Flickr/Jamie McCaffrey / Creative Commons Attribution 2.0 Generic (CC BY 2.0)

Silent night indeed

By 
  • December 19, 2014

Few Christmas hymns are more admired than “Silent Night.” The lyrics were penned by a young German priest in 1816 and a schoolteacher added the melody two years later. Together these amateur musicians wrote a simple yet powerful song that lovingly depicts the peace and joy of the holy mother and her new child.

Perhaps the song’s enduring appeal is due to its serenity. There is not enough calm in today’s world. Not enough silence. One of the beauties of Christmas is that it lets us reclaim some quiet time, to join with family — like the blessed mother and child — in a retreat from our busy lives to a place of worship and peace. “Silent Night” takes us melodically there.
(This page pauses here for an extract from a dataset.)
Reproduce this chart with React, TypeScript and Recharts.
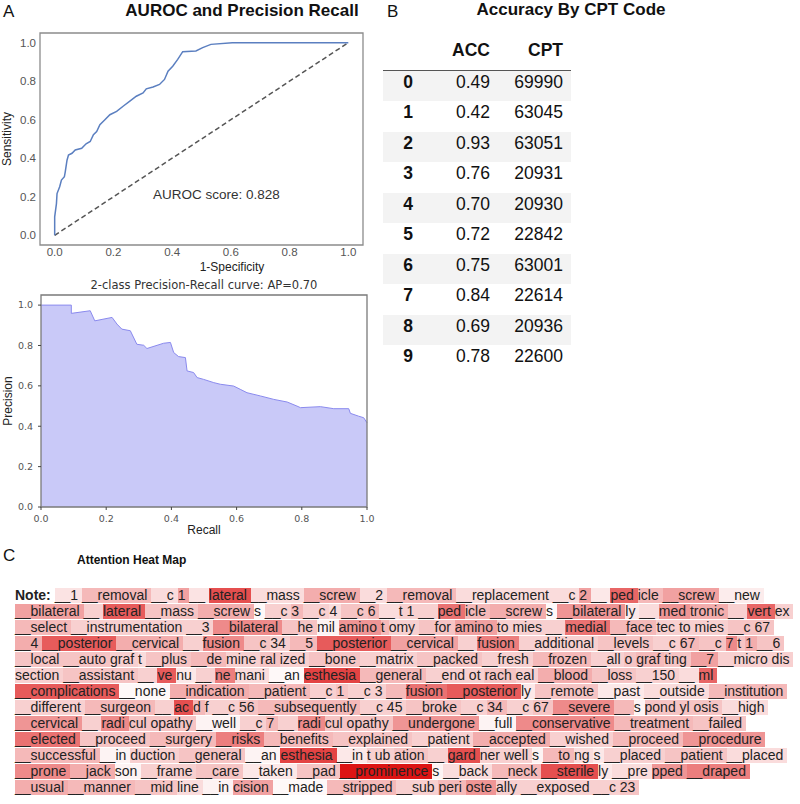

Pope Francis urges us to seek silence at this time of year. “Christmas seems like a noisy feast,” he said, but “it would do us good to have a little silence” to better hear the Christmas message. So that is The Register’s first prayer for Christmas: that we all find silence amid the bustle to prayerfully receive the joy and blessings of Christmas.

At Christmas we also pray for:
o Appreciation and support for the faithful mission of nuns and brothers during difficult times as the Church embarks on the Year of Consecrated Life.
o Quiet days for Canadian military stationed abroad and comfort for their families at home.
o An end to the ISIS campaign in Syria and Iraq that has inflicted untold pain on nations that have already endured unimaginable suffering.
o Warm beds, hot meals and, eventually, safe homes for the millions of refugees around the world who have fled conflicts and famine.
o Success for the leaders of the world’s major religions who, along with Pope Francis, recently joined forces to help eradicate human trafficking and slavery by 2020, and justice for some 36 million people, largely women and children, who are victims of some form of slavery.
o Sound judgment for politicians and jurists in 2015 so they may resist a cultural movement calling for the adoption of euthanasia and assisted suicide in Canada.
o Food for the 850 million people in the world who go hungry every day.
o Wisdom for the bishops who will attend the General Synod on the family in October as the Pope continues to address the complex issue in the modern age of providing pastoral care to families.
o Respect and civility towards the Christian voices which take their legitimate place in the public square to debate the important social issues of our times.
o Silent days and silent nights throughout the Middle East, particularly in Bethlehem at Christmas.

Finally, peace and joy of the season, and a Merry Christmas, to all our readers.